For Apple, the calculus is defensive. The company has faced relentless pressure from the Trump administration over its dependence on Asian manufacturing. Cook’s $100 billion American spending pledge in 2025 bought goodwill, but it did not buy immunity. Routing some chip production through Intel gives Apple a political shield without requiring a wholesale restructuring of its supply chain.

TSMC’s Position: Stronger Than the Headlines Suggest

The most important number in this story is not Intel’s stock price. It is the 90%-plus share of Apple silicon that TSMC retains. Apple’s highest-margin, highest-performance chips, the ones inside every iPhone Pro, every MacBook Pro, every data center accelerator, will continue to come from TSMC’s leading-edge nodes in Taiwan and its expanding Arizona campus.

TSMC’s Arizona fab, which began volume production earlier this year, already manufactures Apple chips on American soil using TSMC’s own N3E process. That facility exists precisely because Apple and TSMC anticipated the political pressure that this Intel deal confirms. In other words, TSMC saw this coming and moved first.

Intel’s 18A-P process is competitive on paper, but it has zero track record in volume production for a customer as demanding as Apple. The process node began production only days ago, and ramping yields to Apple’s standards will take quarters, not weeks. Intel’s foundry business has never manufactured at the volume or defect density that Apple requires for consumer devices shipping hundreds of millions of units annually.

The Reshoring Math

The broader reshoring narrative deserves scrutiny. The Trump administration has framed this deal as proof that American manufacturing can compete in advanced semiconductors.
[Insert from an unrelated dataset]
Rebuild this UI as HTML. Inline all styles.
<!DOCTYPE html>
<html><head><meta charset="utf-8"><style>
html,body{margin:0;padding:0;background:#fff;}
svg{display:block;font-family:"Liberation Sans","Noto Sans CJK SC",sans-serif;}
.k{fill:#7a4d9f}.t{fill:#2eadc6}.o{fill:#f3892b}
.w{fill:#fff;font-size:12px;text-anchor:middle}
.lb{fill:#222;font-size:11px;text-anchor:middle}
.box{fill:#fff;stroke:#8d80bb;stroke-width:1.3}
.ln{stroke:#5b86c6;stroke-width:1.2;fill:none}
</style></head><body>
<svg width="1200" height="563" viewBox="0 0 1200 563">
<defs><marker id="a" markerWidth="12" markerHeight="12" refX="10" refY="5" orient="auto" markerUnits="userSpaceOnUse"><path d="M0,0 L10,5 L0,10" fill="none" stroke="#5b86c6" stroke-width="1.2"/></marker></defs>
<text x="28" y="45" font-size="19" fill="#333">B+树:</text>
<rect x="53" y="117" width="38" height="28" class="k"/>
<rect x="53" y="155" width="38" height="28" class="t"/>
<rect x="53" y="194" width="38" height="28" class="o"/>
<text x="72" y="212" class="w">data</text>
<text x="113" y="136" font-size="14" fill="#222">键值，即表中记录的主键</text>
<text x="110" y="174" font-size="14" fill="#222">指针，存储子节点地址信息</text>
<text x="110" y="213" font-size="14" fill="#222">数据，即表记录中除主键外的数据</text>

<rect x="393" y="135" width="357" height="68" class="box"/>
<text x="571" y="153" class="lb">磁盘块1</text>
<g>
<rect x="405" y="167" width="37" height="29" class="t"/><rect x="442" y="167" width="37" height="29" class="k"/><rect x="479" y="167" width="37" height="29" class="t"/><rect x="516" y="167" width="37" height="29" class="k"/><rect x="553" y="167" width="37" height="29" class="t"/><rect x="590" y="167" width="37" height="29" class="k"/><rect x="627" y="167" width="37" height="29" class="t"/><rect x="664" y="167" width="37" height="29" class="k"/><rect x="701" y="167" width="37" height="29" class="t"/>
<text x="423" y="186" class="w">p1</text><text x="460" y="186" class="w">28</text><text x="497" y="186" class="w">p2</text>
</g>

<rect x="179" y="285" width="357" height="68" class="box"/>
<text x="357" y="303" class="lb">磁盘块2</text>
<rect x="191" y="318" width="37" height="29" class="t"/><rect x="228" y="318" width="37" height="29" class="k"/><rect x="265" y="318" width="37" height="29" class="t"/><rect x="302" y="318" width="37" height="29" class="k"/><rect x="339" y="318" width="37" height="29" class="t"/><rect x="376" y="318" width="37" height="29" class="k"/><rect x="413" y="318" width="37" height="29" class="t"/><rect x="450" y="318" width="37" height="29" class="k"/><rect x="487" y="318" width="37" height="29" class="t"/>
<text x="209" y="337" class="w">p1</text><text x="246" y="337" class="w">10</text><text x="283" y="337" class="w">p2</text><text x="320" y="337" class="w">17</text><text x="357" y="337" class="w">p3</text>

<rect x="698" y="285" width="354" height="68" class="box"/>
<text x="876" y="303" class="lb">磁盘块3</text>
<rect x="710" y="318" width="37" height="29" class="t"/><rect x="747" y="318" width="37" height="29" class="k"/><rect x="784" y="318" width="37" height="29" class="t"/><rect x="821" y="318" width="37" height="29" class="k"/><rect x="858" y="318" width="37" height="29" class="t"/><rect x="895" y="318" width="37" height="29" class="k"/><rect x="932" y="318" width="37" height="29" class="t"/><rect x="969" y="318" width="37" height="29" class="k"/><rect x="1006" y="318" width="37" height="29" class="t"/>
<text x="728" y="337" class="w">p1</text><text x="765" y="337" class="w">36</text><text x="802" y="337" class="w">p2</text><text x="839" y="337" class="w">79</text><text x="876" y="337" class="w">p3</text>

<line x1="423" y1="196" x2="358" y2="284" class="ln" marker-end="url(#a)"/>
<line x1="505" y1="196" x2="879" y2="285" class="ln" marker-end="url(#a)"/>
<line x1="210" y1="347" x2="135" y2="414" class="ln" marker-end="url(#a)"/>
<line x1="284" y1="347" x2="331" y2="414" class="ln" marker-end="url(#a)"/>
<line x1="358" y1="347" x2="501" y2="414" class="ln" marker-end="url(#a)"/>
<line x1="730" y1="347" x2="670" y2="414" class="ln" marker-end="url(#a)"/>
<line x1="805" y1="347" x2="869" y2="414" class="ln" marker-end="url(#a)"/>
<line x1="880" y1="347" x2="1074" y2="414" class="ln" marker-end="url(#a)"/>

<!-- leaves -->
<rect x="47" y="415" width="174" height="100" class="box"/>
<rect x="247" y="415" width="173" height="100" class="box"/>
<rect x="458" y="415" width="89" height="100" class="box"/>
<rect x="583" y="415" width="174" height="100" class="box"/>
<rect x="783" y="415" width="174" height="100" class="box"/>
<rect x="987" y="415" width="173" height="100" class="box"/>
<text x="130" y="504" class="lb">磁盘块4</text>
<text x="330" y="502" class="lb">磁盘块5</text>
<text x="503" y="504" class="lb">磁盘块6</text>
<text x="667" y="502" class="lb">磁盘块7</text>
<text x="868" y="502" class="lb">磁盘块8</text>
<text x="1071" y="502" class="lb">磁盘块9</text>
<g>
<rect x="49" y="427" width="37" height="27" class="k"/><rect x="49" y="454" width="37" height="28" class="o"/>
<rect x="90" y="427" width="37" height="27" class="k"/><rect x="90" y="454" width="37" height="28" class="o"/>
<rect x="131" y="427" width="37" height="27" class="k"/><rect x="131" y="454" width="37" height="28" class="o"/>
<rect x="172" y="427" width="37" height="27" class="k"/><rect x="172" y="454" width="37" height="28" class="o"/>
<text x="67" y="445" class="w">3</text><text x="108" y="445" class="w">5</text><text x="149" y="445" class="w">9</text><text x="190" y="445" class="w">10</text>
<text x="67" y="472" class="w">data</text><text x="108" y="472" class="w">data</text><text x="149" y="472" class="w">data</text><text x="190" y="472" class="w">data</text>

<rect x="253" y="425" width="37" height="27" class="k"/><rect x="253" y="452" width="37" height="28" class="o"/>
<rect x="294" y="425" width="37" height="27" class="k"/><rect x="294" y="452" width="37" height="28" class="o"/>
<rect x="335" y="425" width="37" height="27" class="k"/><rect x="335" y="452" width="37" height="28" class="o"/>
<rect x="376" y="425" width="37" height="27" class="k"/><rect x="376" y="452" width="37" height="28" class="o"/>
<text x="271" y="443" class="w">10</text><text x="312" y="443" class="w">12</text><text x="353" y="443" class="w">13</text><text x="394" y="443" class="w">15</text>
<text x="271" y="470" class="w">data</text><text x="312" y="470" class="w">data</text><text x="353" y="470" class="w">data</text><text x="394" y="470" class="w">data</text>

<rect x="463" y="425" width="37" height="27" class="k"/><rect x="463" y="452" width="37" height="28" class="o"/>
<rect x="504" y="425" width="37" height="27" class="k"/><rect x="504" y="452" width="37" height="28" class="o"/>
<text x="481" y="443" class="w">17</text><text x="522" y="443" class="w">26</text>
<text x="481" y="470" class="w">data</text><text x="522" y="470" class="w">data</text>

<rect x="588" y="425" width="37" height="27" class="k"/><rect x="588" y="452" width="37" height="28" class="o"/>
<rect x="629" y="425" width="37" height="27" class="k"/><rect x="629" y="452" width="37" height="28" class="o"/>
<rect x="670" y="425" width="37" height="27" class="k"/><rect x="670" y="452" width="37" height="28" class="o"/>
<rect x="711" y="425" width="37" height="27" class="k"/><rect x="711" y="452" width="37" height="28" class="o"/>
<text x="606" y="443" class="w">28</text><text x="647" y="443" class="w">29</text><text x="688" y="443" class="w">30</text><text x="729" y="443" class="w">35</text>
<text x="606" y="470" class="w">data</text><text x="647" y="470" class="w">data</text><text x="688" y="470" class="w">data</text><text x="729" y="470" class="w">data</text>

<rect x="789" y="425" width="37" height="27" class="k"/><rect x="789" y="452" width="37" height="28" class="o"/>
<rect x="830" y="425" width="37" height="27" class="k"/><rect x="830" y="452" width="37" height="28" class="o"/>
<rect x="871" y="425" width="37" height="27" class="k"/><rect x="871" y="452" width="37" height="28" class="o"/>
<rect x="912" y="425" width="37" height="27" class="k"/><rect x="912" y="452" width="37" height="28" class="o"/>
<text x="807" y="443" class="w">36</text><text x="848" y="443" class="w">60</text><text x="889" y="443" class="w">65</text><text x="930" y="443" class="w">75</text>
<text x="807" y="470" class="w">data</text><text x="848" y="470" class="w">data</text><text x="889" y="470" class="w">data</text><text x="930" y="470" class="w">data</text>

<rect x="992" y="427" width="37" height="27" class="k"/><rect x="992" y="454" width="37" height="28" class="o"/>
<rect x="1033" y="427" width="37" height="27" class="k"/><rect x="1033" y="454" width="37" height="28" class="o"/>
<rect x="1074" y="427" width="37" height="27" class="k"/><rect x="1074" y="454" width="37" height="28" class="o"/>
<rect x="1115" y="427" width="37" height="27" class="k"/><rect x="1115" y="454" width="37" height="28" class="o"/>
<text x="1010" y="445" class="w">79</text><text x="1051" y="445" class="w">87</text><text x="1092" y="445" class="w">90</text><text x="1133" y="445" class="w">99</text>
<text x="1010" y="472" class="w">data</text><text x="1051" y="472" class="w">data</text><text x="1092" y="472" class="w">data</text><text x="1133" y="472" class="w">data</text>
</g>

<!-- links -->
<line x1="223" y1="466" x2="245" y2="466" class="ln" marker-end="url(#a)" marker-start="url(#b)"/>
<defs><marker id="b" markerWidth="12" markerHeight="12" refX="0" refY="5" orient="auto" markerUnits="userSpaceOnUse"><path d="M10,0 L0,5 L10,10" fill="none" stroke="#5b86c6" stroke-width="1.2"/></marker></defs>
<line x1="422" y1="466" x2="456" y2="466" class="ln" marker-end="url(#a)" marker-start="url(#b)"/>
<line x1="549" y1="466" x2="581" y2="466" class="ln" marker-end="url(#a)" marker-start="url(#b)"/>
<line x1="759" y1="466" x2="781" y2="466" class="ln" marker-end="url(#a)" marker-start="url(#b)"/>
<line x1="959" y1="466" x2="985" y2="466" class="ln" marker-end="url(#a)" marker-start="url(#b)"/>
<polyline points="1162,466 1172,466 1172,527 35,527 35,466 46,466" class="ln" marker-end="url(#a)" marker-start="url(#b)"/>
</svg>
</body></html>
That framing skips over inconvenient details.

Intel’s U.S. fabs in Arizona, Oregon, and Ohio received billions in federal subsidies through the CHIPS and Science Act, plus the $8.9 billion equity investment. TSMC’s Arizona facility also received CHIPS Act funding. The stock surge CBS News reported reflects investor enthusiasm for government-subsidized demand, not a market verdict on Intel’s unsubsidized competitiveness.

The question nobody in Washington wants to answer: what happens when the subsidies run out? Intel’s foundry business has been a money-losing operation for years. Landing Apple as a customer helps, but lower-end chips carry lower margins than the work TSMC performs on leading-edge nodes. Intel needs volume across multiple customers to make the foundry economics work, and so far, Apple is the only name-brand win.
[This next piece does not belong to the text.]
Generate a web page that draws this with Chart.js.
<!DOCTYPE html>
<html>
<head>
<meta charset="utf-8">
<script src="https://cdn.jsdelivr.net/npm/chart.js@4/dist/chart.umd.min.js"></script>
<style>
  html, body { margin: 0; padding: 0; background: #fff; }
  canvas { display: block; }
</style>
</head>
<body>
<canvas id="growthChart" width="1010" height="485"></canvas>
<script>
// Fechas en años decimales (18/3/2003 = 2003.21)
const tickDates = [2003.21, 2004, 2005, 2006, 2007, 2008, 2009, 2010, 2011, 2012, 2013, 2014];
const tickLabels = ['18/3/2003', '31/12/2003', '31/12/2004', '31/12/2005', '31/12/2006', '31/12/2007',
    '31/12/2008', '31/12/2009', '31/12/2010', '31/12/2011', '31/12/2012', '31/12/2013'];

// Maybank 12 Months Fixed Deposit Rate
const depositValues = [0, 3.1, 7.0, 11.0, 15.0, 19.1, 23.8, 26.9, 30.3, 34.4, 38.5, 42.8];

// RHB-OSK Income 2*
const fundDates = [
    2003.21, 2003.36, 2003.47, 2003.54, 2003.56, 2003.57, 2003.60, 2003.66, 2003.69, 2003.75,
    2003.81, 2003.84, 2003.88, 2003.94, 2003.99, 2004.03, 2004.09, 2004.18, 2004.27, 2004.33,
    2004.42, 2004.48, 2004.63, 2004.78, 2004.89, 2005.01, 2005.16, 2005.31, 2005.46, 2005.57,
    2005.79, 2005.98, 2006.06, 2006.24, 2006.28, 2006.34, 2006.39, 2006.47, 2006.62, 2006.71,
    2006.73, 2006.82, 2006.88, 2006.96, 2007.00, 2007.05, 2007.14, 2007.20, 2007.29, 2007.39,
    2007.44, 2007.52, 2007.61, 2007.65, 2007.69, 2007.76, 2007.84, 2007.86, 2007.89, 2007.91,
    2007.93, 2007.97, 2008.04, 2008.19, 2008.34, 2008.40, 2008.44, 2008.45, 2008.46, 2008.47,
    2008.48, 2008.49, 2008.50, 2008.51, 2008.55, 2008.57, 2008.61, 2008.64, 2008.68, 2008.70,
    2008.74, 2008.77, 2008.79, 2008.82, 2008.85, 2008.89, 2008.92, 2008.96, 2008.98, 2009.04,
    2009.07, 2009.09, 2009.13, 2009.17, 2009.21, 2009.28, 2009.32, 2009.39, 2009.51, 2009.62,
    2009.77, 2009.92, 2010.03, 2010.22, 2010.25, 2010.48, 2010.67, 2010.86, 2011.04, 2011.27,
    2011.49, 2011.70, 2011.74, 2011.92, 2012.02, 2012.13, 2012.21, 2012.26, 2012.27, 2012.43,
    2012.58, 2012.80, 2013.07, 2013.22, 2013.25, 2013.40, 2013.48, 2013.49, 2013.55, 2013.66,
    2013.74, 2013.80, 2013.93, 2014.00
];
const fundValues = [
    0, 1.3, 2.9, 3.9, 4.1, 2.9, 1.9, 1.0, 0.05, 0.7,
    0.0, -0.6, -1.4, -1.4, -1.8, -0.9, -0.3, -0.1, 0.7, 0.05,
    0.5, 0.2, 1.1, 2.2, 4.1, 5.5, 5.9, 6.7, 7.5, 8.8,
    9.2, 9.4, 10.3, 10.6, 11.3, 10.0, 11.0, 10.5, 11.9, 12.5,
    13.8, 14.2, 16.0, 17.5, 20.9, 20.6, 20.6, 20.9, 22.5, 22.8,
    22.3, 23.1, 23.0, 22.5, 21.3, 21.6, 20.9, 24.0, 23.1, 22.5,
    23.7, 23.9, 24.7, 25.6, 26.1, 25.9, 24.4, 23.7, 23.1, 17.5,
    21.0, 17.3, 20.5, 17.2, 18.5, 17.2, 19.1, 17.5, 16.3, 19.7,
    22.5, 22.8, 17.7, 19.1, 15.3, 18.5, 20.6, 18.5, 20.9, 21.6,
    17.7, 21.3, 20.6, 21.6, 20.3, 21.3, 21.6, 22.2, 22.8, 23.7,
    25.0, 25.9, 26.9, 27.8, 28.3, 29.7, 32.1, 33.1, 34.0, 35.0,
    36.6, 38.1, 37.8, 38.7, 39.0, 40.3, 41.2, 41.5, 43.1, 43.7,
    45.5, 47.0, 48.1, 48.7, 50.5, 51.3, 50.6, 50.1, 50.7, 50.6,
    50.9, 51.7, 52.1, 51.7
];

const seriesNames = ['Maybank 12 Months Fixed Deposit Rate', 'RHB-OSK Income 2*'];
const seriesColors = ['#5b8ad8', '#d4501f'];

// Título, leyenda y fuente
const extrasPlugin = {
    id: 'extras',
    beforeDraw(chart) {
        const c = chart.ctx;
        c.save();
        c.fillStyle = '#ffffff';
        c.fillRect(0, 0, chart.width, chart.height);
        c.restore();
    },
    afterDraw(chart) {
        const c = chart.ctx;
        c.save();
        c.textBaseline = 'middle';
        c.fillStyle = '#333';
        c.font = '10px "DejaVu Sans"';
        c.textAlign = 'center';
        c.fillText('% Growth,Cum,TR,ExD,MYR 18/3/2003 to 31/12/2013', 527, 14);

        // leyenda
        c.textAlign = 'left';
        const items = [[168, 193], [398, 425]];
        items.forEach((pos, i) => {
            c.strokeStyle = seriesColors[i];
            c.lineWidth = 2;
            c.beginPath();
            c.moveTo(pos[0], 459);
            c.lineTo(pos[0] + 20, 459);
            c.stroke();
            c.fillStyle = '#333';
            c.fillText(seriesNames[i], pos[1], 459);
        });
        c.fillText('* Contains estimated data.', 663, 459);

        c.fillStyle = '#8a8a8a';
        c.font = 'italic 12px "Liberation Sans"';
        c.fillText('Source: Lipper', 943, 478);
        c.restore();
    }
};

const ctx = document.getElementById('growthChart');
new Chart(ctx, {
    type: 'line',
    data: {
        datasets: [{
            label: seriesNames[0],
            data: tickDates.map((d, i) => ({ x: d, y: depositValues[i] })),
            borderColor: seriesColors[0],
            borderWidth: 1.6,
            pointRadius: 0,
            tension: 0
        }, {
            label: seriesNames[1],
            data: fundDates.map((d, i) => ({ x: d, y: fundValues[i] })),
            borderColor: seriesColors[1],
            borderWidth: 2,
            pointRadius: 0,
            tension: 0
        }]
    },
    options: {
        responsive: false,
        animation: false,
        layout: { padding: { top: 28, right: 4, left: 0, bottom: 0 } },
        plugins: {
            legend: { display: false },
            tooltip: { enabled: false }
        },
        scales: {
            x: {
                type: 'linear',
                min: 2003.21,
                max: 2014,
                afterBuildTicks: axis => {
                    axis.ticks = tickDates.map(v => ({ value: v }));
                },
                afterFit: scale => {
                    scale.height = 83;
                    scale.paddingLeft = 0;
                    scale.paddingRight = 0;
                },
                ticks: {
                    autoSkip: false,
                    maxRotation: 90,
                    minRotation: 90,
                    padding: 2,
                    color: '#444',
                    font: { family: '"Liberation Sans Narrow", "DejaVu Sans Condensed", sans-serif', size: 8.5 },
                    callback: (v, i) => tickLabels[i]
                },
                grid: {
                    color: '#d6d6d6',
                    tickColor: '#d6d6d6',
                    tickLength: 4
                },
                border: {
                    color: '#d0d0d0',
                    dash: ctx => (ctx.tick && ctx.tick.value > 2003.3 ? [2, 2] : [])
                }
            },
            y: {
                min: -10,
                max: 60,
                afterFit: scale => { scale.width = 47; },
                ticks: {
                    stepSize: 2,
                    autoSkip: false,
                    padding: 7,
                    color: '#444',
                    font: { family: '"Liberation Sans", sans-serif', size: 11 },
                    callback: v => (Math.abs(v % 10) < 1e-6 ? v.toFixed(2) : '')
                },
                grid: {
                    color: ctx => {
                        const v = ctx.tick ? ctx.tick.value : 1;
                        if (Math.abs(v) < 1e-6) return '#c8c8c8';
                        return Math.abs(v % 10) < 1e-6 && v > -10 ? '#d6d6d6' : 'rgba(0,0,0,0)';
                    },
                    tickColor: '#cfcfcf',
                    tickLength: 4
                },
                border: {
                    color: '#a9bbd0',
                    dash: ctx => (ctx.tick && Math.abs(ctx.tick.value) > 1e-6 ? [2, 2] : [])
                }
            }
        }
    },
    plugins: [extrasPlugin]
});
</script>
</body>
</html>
What This Means for Chip Stocks

The Nvidia-Intel-AMD dynamic shifted at Computex earlier this month, and this Apple deal reshuffles the deck again. Intel’s foundry play now has credibility it lacked two weeks ago. AMD, which has no foundry ambitions, faces no direct competitive threat but loses the narrative advantage of being the scrappy alternative. Nvidia remains in its own orbit, focused on AI accelerators rather than general-purpose chips.

For investors, the trade is straightforward but risky. Intel at $133.82 prices in a successful foundry ramp that has not happened yet. If 18A-P yields disappoint, or if Apple’s “lower-end” allocation turns out to be trivially small, the air comes out fast. The government’s 10% stake provides a floor of sorts, since Washington has every incentive to keep Intel solvent, but a floor is not the same as a growth story.

The Bigger Picture

This deal is best understood as the opening move in a longer game. The U.S. government is using its equity position in Intel the way sovereign wealth funds operate in Singapore and the Gulf states: as a tool of industrial policy with a financial return attached. Whether that model works in American politics, where election cycles are short and subsidy fatigue is real, remains an open question.

Apple gets a political talking point. Intel gets a customer. Trump gets a photo op and a market rally. TSMC keeps the business that actually matters. The consumer gets a higher iPhone price.

Everyone wins something. Nobody wins everything. That is usually how Washington dealmaking works, and the semiconductor industry just learned it applies to chip fabs too.